The term "pilgrimage" gets tossed around casually in travel writing, but as this book demonstrates, there is a difference between it and mere tourism: When a pilgrim leaves a destination, it's as a different person. And there's no need to travel abroad -- to Lourdes, for example -- when the humble shrine of St. Jude awaits in Chicago, or a trip to New Mexico will connect you with the "holy dirt" of the Santuario de Chimayo.

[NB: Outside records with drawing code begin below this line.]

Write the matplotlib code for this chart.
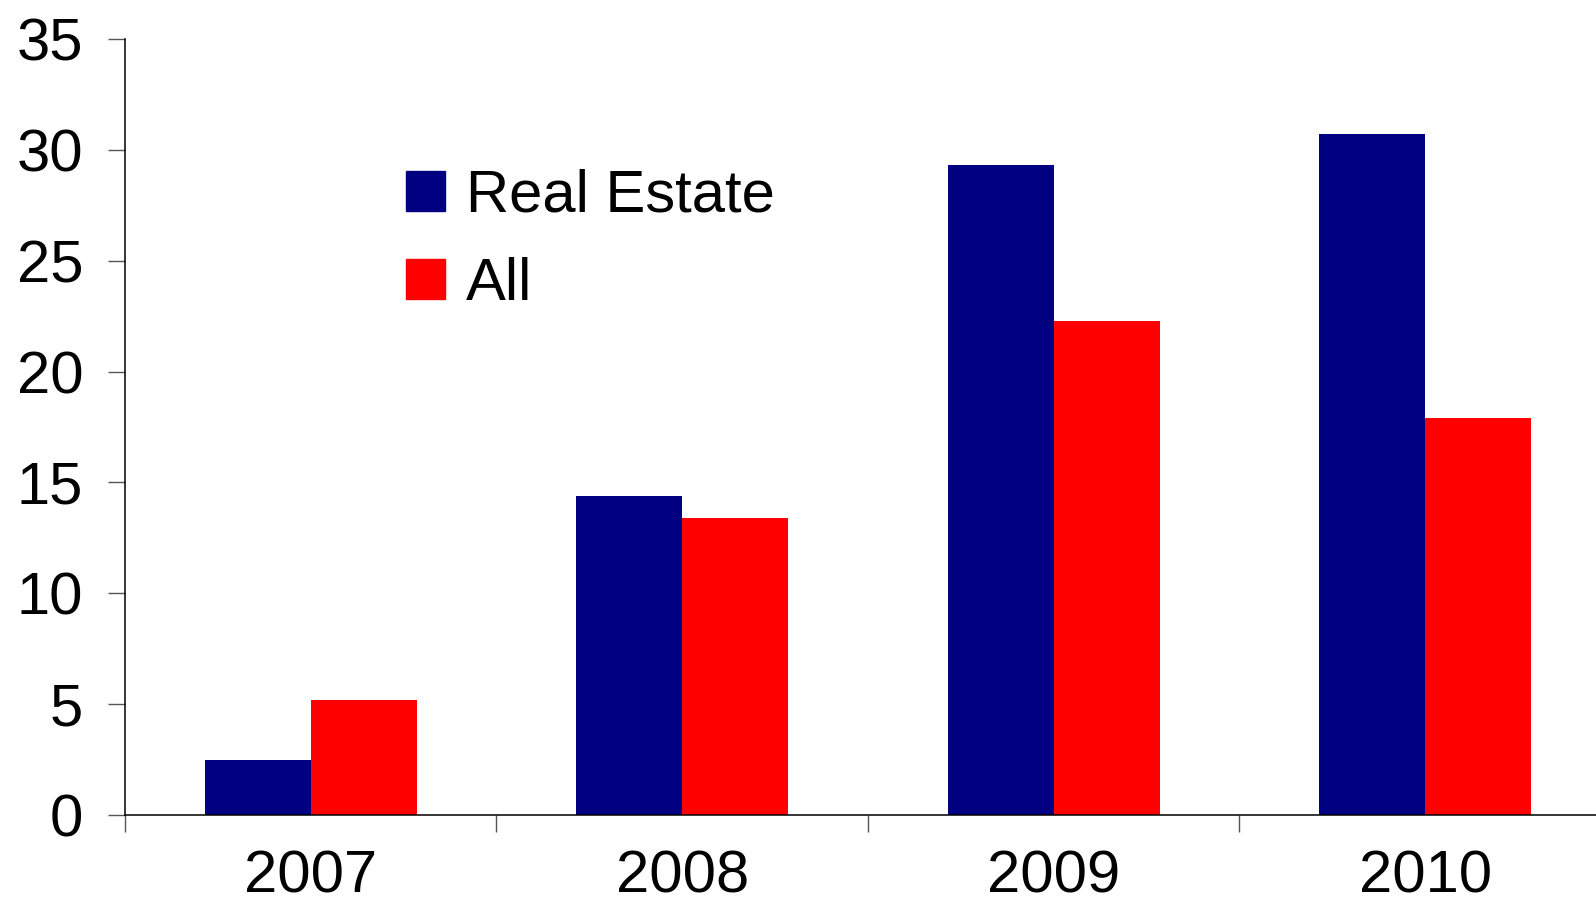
import matplotlib.pyplot as plt
import numpy as np
from matplotlib.patches import Patch

plt.rcParams["font.family"] = ["Liberation Sans", "DejaVu Sans"]

# data
years = ["2007", "2008", "2009", "2010"]
real_estate = [2.5, 14.4, 29.3, 30.7]
all_loans = [5.2, 13.4, 22.3, 17.9]
y_ticks = [0, 5, 10, 15, 20, 25, 30, 35]

navy = "#000080"
red = "#FF0000"
fs = 43

fig = plt.figure(figsize=(15.96, 9.09), dpi=100)
ax = fig.add_axes([125 / 1596, 94 / 909, 1 - 125 / 1596, 776 / 909])

x = np.arange(len(years))
w = 0.285
ax.bar(x - w / 2, real_estate, w, color=navy, label="Real Estate")
ax.bar(x + w / 2, all_loans, w, color=red, label="All")

ax.set_xlim(-0.5, 3.46)
ax.set_ylim(0, 35)
ax.set_yticks(y_ticks)
ax.set_yticklabels([str(t) for t in y_ticks])

# year labels centred, tick marks between categories
ax.set_xticks(x)
ax.set_xticklabels(years)
ax.set_xticks(np.arange(-0.5, 3.5, 1.0), minor=True)
ax.tick_params(axis="x", which="major", length=0, labelsize=fs, pad=25)
ax.tick_params(axis="x", which="minor", length=12, width=1, color="#555555",
               direction="out")
ax.tick_params(axis="y", length=12, width=1, color="#555555", labelsize=fs,
               pad=18)

for side in ["top", "right"]:
    ax.spines[side].set_visible(False)
for side in ["left", "bottom"]:
    ax.spines[side].set_linewidth(1.1)
    ax.spines[side].set_color("black")

handles = [Patch(color=navy, label="Real Estate"), Patch(color=red, label="All")]
ax.legend(handles=handles, loc="upper left", bbox_to_anchor=(406 / 1596, 1 - 169 / 909),
          bbox_transform=fig.transFigure, frameon=False, fontsize=fs,
          handlelength=0.66, handleheight=0.66, handletextpad=0.35,
          labelspacing=0.55, borderpad=0, borderaxespad=0)

fig.savefig("out.png", dpi=100)
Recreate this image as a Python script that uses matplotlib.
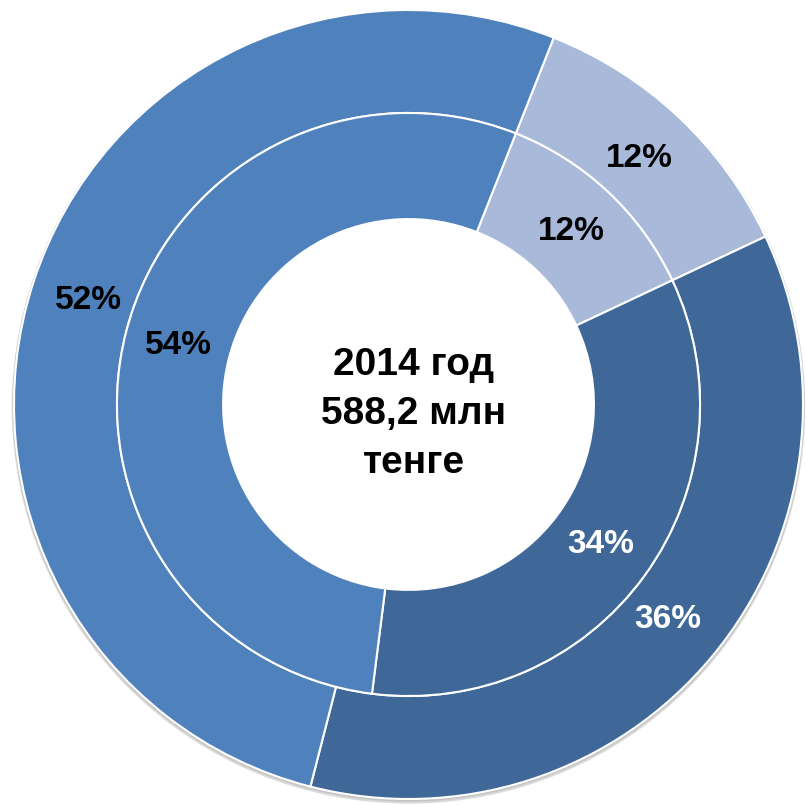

Most of the sites described are Christian, but the concept of pilgrimage extends to New Age and Buddhist centers and, with a bit of stretching, Elvis's Graceland. And a Billy Graham Crusade (the pilgrimage that comes to you). Ogilbee and Riess are generally positive about the experience, conceding apparent failures but noting that sometimes the seeking is more important than the finding. While they are definitely "glass is half full" people, if there is another, more cynical take on the pilgrimage process, they'll at least acknowledge it. And, one assumes, pray for the cynic. Jerry V. Haines Washington Post November 26, 2006
A tourist, write the authors of American Pilgrimage, "is all about the destination and what can be obtained there' A pilgrim, on the other hand, aims to go to a place-external or internal-that allows "stepping back, reflecting, and spending time in greater spiritual awareness:' Mark Ogilbee and Jana Riess are both religion scholars and editors (Riess is the religion book review editor at Publishers Weekly.) They take readers along as they visit eleven places of pilgrimage in the United States.
Each site gets a chapter, and chapters are grouped in four thematic sections. Among the places they visit; the National Shrine of Saint Jude in Chicago, the Community of Jesus in Cape Cod, Mission San Juan Capistrano in California, a talk by Zen Buddhist monk and peace activist Thich Nhat Hanh, and a Billy
Graham crusade in Los Angeles (the pilgrimage that travels to you). One surprise; Elvis Presley's Graceland, a place of pilgrimage for many, is also included.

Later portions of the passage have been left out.